Long-tail gains are concentrated at the tail: Visualizations (Fig.5) show that under full-batch training, LVNC/CAM quickly hit performance ceilings. With Thompson Sampling (TS), their frequency in each mini-batch increased significantly, allowing the model to establish clearer decision boundaries.
IoU Reward reduces hallucinations: Adding IoU constraints prevents the model from mislabeling the posterior wall as an enhancement zone and improves localization and clinical explainability (Table 4).
Reasoning quality endorsed by experts: In double-blind evaluations with GPT-4o and radiologists (Fig.3), CMR-RD outperformed other VLMs in reasoning accuracy, coherence, and readability.

Highlights & Insights¶

Modeling "sampling quotas" as Bayesian decisions is ingenious. Using Beta posteriors to capture both "low accuracy" and "high uncertainty" into a single difficulty weight \(w=1-\tilde\theta\) unifies exploration and exploitation in a way that is more suitable for RL evolution than static weighting.
Sparse-dense hybrid IoU rewards address the engineering hurdle of sparse signals slowing convergence. This approach can be reused in any task using sparse spatial metrics as RL rewards.
Prompting for disease names rather than ABCD options is a counter-intuitive but effective detail. The semantic information of the labels themselves aids learning, suggesting that output space design affects convergence in medical RL.

Limitations & Future Work¶

Localization ceiling: The authors acknowledge that VLMs are not naturally suited for precise localization; even with IoU optimization, predicted boxes tend to be too large.
Small data scale and single-center risk: The test set has only 30 cases per class, and CAM training relies on only 146 samples. The statistical robustness of the tail findings needs validation with larger samples ⚠️; cross-center generalization remains untested.
Heavy reliance on o3 and experts: Generating cold-start templates via OpenAI o3 and clinical quality control poses reproduction and cost challenges.
Future Directions: The authors aim to expand the VLM into a medical agent with external tools and extend the TS quota mechanism to more disease categories and longer-tail scenarios.

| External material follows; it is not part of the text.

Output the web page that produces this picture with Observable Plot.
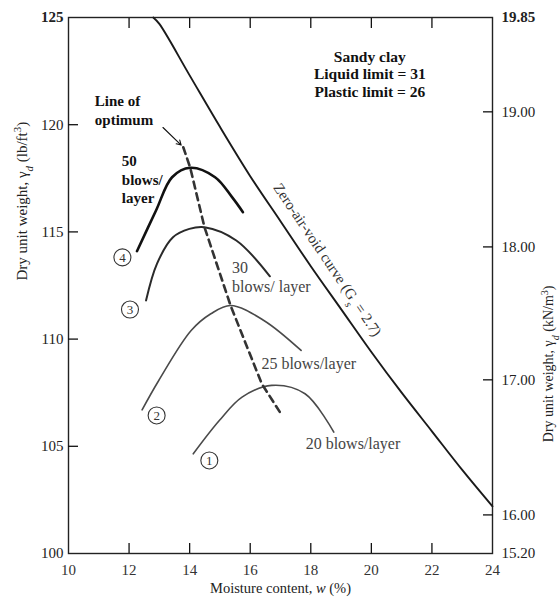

vs. GRPO / MedVLM-R1: These RL post-training methods are dominated by majority classes and suffer from sparse rewards for rare classes. CMR-RD uses GPPO to decompose RL into phases and uses TS for dynamic reapportionment—essentially adding a long-tail adaptive wrapper to GRPO.
vs. Static Long-Tail Methods: Static strategies do not adjust as training progresses. CMR-RD's TS quotas update online, and Table 2 proves that dynamic sampling consistently outperforms static balancing for rare categories.
vs. General/Medical VLMs: Other models lack CMR-specific alignment and verifiable reasoning. CMR-RD uses medical alignment and CoT cold start for domain priors and anchors descriptions to lesions through IoU grounding.

Rating¶

Novelty: ⭐⭐⭐⭐ First VLM for explainable CMR diagnosis; the combination of TS dynamic quotas and lesion grounding is novel, though the GRPO framework is established.
Experimental Thoroughness: ⭐⭐⭐ Detailed category comparisons and ablation studies, but limited by small test sets (30/class) and single-center data.
Writing Quality: ⭐⭐⭐⭐ Clear logic from motivation to experiment; GPPO formulas and reward designs are well-explained.
Value: ⭐⭐⭐⭐ Addresses high-clinical-value rare disease diagnosis in CMR; explainable diagnostic chains have practical clinical significance.